### WHAT THE TASK REQUIRES:
Sort through the entries below and pull out lines containing the word "this".

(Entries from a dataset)
--------

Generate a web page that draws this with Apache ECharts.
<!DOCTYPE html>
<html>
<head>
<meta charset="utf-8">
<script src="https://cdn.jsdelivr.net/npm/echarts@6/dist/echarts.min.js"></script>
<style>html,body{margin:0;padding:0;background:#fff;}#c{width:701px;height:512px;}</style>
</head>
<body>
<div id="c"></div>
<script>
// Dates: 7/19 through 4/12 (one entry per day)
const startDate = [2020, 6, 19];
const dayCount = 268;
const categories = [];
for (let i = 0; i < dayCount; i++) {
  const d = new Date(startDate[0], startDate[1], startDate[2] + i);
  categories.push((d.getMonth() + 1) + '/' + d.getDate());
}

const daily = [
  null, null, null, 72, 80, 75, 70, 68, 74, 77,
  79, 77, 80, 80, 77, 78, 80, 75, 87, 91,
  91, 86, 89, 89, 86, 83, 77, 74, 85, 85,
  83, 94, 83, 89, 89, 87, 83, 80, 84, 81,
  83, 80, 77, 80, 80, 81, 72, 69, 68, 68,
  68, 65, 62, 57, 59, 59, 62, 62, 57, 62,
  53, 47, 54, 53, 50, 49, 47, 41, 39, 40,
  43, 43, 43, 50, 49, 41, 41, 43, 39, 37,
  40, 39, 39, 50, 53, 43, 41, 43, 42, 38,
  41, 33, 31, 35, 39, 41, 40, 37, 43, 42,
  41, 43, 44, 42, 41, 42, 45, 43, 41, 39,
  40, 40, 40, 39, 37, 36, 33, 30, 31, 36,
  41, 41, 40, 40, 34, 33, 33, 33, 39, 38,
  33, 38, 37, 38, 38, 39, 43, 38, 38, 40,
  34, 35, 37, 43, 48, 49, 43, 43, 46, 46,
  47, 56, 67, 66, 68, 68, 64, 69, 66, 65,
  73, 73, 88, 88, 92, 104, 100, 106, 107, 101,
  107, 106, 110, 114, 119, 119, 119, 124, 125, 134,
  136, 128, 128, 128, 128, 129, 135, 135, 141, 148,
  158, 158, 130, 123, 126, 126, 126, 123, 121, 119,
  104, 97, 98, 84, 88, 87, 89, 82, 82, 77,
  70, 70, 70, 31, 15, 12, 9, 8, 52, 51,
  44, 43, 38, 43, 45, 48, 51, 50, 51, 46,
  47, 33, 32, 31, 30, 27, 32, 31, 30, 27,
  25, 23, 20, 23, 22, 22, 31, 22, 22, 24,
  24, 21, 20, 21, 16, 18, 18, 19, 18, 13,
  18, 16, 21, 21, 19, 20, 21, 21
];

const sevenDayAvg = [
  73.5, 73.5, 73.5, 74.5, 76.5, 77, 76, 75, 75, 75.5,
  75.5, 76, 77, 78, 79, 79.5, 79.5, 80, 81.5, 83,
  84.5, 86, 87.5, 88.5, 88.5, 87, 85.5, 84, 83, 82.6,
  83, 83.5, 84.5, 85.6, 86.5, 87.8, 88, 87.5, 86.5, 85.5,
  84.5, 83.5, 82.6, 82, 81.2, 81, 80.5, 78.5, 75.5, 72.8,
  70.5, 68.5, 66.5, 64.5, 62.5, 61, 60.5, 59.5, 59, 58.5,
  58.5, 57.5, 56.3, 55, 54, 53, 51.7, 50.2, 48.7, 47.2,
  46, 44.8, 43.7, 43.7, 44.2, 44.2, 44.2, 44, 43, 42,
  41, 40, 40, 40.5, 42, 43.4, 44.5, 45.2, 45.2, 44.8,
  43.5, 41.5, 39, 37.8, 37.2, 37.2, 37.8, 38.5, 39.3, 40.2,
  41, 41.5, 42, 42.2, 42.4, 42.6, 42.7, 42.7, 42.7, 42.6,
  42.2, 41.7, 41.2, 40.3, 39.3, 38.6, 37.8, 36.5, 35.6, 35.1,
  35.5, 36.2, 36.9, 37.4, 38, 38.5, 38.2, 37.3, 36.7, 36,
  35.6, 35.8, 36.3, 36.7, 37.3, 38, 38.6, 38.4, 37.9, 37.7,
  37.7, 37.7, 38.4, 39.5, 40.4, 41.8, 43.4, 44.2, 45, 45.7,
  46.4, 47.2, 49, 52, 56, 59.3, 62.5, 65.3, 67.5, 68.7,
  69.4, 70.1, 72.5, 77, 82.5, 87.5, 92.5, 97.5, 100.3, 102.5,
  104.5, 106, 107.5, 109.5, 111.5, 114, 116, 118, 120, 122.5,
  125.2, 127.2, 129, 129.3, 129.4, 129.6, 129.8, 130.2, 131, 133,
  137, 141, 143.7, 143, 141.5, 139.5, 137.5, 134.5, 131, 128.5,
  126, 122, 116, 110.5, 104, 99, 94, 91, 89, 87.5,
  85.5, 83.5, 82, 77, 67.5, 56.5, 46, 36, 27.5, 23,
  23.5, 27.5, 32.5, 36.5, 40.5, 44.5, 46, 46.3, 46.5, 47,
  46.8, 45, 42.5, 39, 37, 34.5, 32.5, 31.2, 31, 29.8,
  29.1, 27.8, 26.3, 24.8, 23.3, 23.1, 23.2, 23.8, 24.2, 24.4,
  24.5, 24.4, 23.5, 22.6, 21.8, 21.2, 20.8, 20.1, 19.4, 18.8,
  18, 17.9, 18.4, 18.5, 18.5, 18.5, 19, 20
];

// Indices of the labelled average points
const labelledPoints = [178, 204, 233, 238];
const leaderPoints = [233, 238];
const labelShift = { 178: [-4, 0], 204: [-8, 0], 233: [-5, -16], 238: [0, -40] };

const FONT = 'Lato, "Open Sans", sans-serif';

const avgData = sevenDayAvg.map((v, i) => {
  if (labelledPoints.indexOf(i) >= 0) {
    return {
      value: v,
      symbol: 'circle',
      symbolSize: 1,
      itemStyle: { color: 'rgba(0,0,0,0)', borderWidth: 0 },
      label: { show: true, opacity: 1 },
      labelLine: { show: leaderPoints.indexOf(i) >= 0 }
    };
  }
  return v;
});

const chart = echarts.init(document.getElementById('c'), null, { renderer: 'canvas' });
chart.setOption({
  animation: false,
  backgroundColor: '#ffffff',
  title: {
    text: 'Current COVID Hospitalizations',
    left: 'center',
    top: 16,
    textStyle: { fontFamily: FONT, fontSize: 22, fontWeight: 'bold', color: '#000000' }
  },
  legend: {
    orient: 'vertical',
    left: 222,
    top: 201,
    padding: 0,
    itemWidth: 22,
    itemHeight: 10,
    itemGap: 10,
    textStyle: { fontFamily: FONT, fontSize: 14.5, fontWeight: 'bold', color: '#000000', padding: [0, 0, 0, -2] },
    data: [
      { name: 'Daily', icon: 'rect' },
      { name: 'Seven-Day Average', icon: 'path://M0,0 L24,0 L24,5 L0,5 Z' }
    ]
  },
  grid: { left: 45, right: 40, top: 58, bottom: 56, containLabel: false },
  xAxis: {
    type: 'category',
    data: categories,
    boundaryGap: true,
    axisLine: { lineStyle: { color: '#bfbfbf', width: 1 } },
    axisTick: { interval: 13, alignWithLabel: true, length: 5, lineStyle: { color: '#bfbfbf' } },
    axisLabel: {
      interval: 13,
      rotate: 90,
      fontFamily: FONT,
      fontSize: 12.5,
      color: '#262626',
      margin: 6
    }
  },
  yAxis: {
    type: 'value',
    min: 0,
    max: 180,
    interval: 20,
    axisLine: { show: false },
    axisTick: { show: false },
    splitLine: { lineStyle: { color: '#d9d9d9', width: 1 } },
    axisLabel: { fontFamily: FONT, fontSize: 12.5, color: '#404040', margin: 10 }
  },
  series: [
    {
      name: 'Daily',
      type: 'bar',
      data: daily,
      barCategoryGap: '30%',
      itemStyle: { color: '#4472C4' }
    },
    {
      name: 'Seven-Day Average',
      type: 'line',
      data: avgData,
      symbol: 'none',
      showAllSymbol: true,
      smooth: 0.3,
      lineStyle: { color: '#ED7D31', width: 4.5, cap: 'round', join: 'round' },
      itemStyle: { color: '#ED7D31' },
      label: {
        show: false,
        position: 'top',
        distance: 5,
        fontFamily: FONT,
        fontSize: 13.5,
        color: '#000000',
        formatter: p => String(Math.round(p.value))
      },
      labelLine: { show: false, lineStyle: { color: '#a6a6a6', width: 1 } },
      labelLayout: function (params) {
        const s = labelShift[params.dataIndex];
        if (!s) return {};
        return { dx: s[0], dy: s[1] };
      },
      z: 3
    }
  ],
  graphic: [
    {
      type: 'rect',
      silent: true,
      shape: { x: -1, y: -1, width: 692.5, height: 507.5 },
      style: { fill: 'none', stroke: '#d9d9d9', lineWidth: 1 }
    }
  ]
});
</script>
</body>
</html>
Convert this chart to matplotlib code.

--------

### WRITTEN REPLY:
Generate a web page that draws this with Apache ECharts.
Convert this chart to matplotlib code.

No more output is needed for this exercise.